STATED GOAL → Only the lines from the start of the data through the line with "const yMin = 0, yMax = 60, yStep = 10;" belong in the copy. Restate them word for word, minus the pictures.

DATA LINES →
>>>

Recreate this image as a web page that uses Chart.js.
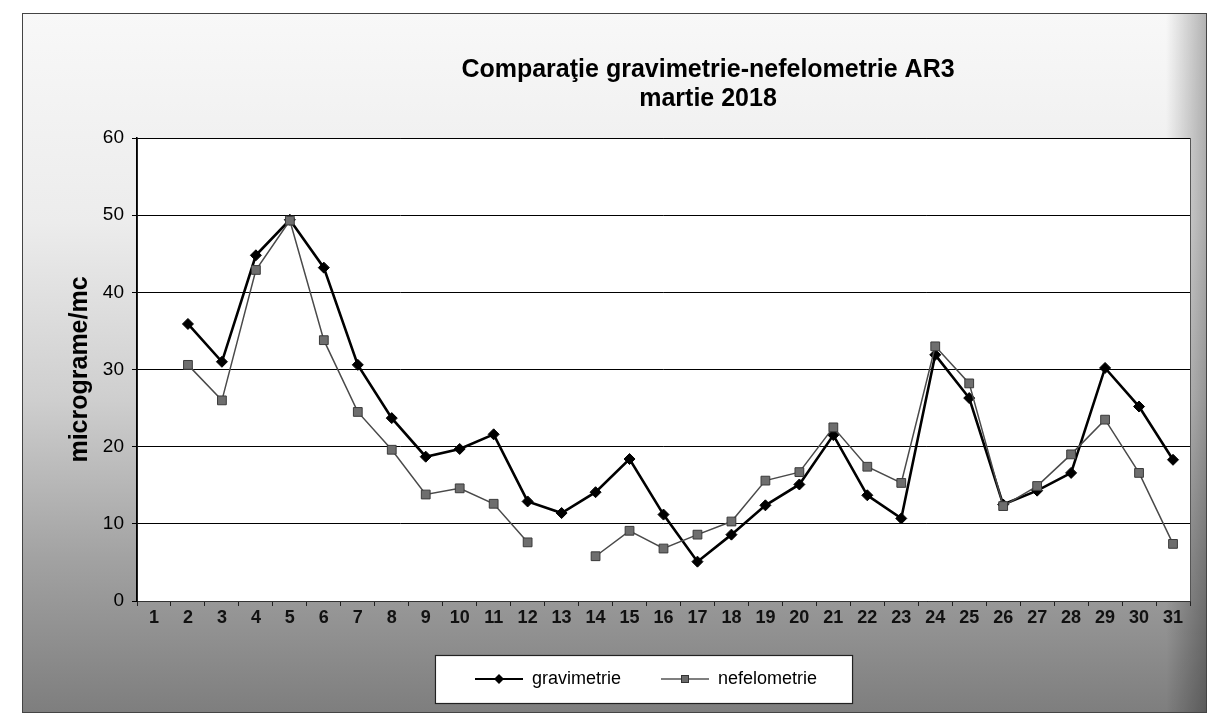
<!DOCTYPE html>
<html>
<head>
<meta charset="utf-8">
<script src="https://cdn.jsdelivr.net/npm/chart.js@4/dist/chart.umd.min.js"></script>
<style>
  html, body { margin: 0; padding: 0; background: #ffffff; }
  #wrap { width: 1210px; height: 722px; }
</style>
</head>
<body>
<div id="wrap"><canvas id="c" width="1210" height="722"></canvas></div>
<script>
// ---- data ----
const days = ['1','2','3','4','5','6','7','8','9','10','11','12','13','14','15','16','17','18','19','20','21','22','23','24','25','26','27','28','29','30','31'];
const gravimetrie = [null, 35.9, 31.0, 44.8, 49.4, 43.2, 30.6, 23.7, 18.7, 19.7, 21.6, 12.9, 11.4, 14.1, 18.4, 11.2, 5.1, 8.6, 12.4, 15.1, 21.5, 13.7, 10.7, 31.9, 26.3, 12.5, 14.3, 16.6, 30.2, 25.2, 18.3];
const nefelometrie = [null, 30.6, 26.0, 42.9, 49.3, 33.8, 24.5, 19.6, 13.8, 14.6, 12.6, 7.6, null, 5.8, 9.1, 6.8, 8.6, 10.3, 15.6, 16.7, 22.5, 17.4, 15.3, 33.0, 28.2, 12.3, 14.9, 19.0, 23.5, 16.6, 7.4];
const titleLines = ['Comparaţie gravimetrie-nefelometrie AR3', 'martie 2018'];
const yTitle = 'micrograme/mc';
const seriesNames = ['gravimetrie', 'nefelometrie'];
const yMin = 0, yMax = 60, yStep = 10;

// ---- legend symbols (line + marker) ----
function legendSymbol(kind) {
  const cv = document.createElement('canvas');
  cv.width = 48; cv.height = 14;
  const g = cv.getContext('2d');
  g.beginPath();
  g.moveTo(0, 7); g.lineTo(48, 7);
  if (kind === 'diamond') {
    g.strokeStyle = '#000'; g.lineWidth = 2; g.stroke();
    g.beginPath();
    g.moveTo(24, 2); g.lineTo(29, 7); g.lineTo(24, 12); g.lineTo(19, 7); g.closePath();
    g.fillStyle = '#000'; g.fill();
  } else {
    g.strokeStyle = '#555'; g.lineWidth = 1.5; g.stroke();
    g.fillStyle = '#6a6a6a'; g.fillRect(20, 3, 8, 8);
    g.strokeStyle = '#333'; g.lineWidth = 1; g.strokeRect(20.5, 3.5, 7, 7);
  }
  return cv;
}
const symGrav = legendSymbol('diamond');
const symNef = legendSymbol('square');

// ---- background / frame / legend box ----
const decor = {
  id: 'decor',
  afterLayout(chart) {
    // Excel-like placement of title and legend (centred differently from the canvas)
    if (chart.titleBlock) { chart.titleBlock.left += 102; chart.titleBlock.right += 102; }
    if (chart.legend) { chart.legend.left += 40; chart.legend.right += 40; }
  },
  beforeDraw(chart) {
    const ctx = chart.ctx;
    const W = chart.width, H = chart.height;
    ctx.save();
    ctx.fillStyle = '#ffffff';
    ctx.fillRect(0, 0, W, H);
    // outer chart frame with vertical shading
    const fx = 22, fy = 13, fw = W - 22 - 4, fh = H - 13 - 10;
    const gr = ctx.createLinearGradient(0, fy, 0, fy + fh);
    gr.addColorStop(0, '#f8f8f8');
    gr.addColorStop(0.3, '#ececec');
    gr.addColorStop(0.55, '#cfcfcf');
    gr.addColorStop(0.78, '#a2a2a2');
    gr.addColorStop(1, '#7e7e7e');
    ctx.fillStyle = gr;
    ctx.fillRect(fx, fy, fw, fh);
    // darker right edge
    const gh = ctx.createLinearGradient(fx + fw - 40, 0, fx + fw, 0);
    gh.addColorStop(0, 'rgba(0,0,0,0)');
    gh.addColorStop(1, 'rgba(0,0,0,0.28)');
    ctx.fillStyle = gh;
    ctx.fillRect(fx + fw - 40, fy, 40, fh);
    ctx.strokeStyle = '#444';
    ctx.lineWidth = 1;
    ctx.strokeRect(fx + 0.5, fy + 0.5, fw, fh);
    // plot area
    const a = chart.chartArea;
    ctx.fillStyle = '#ffffff';
    ctx.fillRect(a.left, a.top, a.right - a.left, a.bottom - a.top);
    ctx.strokeStyle = '#555';
    ctx.strokeRect(a.left + 0.5, a.top + 0.5, a.right - a.left, a.bottom - a.top);
    // legend box
    const hb = chart.legend && chart.legend.legendHitBoxes;
    if (hb && hb.length) {
      const first = hb[0], last = hb[hb.length - 1];
      const lx = first.left - 40, rx = last.left + last.width + 35;
      const ty = first.top - 15, by = first.top + first.height + 15;
      ctx.fillStyle = '#ffffff';
      ctx.fillRect(lx, ty, rx - lx, by - ty);
      ctx.strokeStyle = '#222';
      ctx.lineWidth = 1.2;
      ctx.strokeRect(lx + 0.5, ty + 0.5, rx - lx, by - ty);
    }
    ctx.restore();
  }
};

new Chart(document.getElementById('c'), {
  type: 'line',
  data: {
    labels: days,
    datasets: [
      {
        label: seriesNames[0],
        data: gravimetrie,
        order: 2,
        borderColor: '#000000',
        borderWidth: 2.6,
        pointStyle: 'rectRot',
        pointRadius: 5.5,
        pointBackgroundColor: '#000000',
        pointBorderColor: '#000000',
        pointBorderWidth: 1,
        tension: 0,
        spanGaps: false
      },
      {
        label: seriesNames[1],
        data: nefelometrie,
        order: 1,
        borderColor: '#4a4a4a',
        borderWidth: 1.5,
        pointStyle: 'rect',
        pointRadius: 6.2,
        pointBackgroundColor: '#6e6e6e',
        pointBorderColor: '#3a3a3a',
        pointBorderWidth: 1,
        tension: 0,
        spanGaps: false
      }
    ]
  },
  options: {
    responsive: false,
    animation: false,
    devicePixelRatio: 1,
    layout: { padding: { left: 22, right: 20, top: 0, bottom: 24 } },
    plugins: {
      tooltip: { enabled: false },
      title: {
        display: true,
        text: titleLines,
        color: '#000',
        font: { family: 'Liberation Sans, Arial, sans-serif', size: 25, weight: 'bold', lineHeight: 1.16 },
        padding: { top: 56, bottom: 24 }
      },
      legend: {
        display: true,
        position: 'bottom',
        labels: {
          color: '#000',
          font: { family: 'Liberation Sans, Arial, sans-serif', size: 18 },
          usePointStyle: true,
          pointStyleWidth: 48,
          padding: 40,
          sort: (a, b) => a.datasetIndex - b.datasetIndex,
          generateLabels: (chart) => chart.data.datasets.map((ds, i) => ({
            text: ds.label,
            datasetIndex: i,
            pointStyle: i === 0 ? symGrav : symNef,
            fillStyle: 'transparent',
            strokeStyle: 'transparent',
            lineWidth: 0,
            fontColor: '#000',
            hidden: false
          }))
        }
      }
    },
    scales: {
      x: {
        type: 'category',
        offset: true,
        afterFit: (s) => { s.height = 29; },
        grid: {
          display: true,
          drawOnChartArea: false,
          drawTicks: true,
          tickLength: 5,
          offset: true,
          color: '#222'
        },
        border: { display: true, color: '#333', width: 1 },
        ticks: {
          color: '#111',
          font: { family: 'Liberation Sans, Arial, sans-serif', size: 18, weight: 'bold' },
          padding: 1,
          maxRotation: 0,
          autoSkip: false
        }
      },
      y: {
        min: yMin,
        max: yMax,
        afterFit: (s) => { s.width = 115; },
        grid: {
          color: '#000',
          lineWidth: 1,
          drawTicks: true,
          tickLength: 5
        },
        border: { display: true, color: '#000', width: 1.6 },
        ticks: {
          stepSize: yStep,
          color: '#000',
          font: { family: 'Liberation Sans, Arial, sans-serif', size: 19 },
          padding: 8
        },
        title: {
          display: true,
          text: yTitle,
          color: '#000',
          font: { family: 'Liberation Sans, Arial, sans-serif', size: 25, weight: 'bold' },
          padding: { top: 43, bottom: 0 }
        }
      }
    }
  },
  plugins: [decor]
});
</script>
</body>
</html>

<<<

TASK SOLUTION →
Recreate this image as a web page that uses Chart.js.
<!DOCTYPE html>
<html>
<head>
<meta charset="utf-8">
<script src="https://cdn.jsdelivr.net/npm/chart.js@4/dist/chart.umd.min.js"></script>
<style>
  html, body { margin: 0; padding: 0; background: #ffffff; }
  #wrap { width: 1210px; height: 722px; }
</style>
</head>
<body>
<div id="wrap"><canvas id="c" width="1210" height="722"></canvas></div>
<script>
// ---- data ----
const days = ['1','2','3','4','5','6','7','8','9','10','11','12','13','14','15','16','17','18','19','20','21','22','23','24','25','26','27','28','29','30','31'];
const gravimetrie = [null, 35.9, 31.0, 44.8, 49.4, 43.2, 30.6, 23.7, 18.7, 19.7, 21.6, 12.9, 11.4, 14.1, 18.4, 11.2, 5.1, 8.6, 12.4, 15.1, 21.5, 13.7, 10.7, 31.9, 26.3, 12.5, 14.3, 16.6, 30.2, 25.2, 18.3];
const nefelometrie = [null, 30.6, 26.0, 42.9, 49.3, 33.8, 24.5, 19.6, 13.8, 14.6, 12.6, 7.6, null, 5.8, 9.1, 6.8, 8.6, 10.3, 15.6, 16.7, 22.5, 17.4, 15.3, 33.0, 28.2, 12.3, 14.9, 19.0, 23.5, 16.6, 7.4];
const titleLines = ['Comparaţie gravimetrie-nefelometrie AR3', 'martie 2018'];
const yTitle = 'micrograme/mc';
const seriesNames = ['gravimetrie', 'nefelometrie'];
const yMin = 0, yMax = 60, yStep = 10;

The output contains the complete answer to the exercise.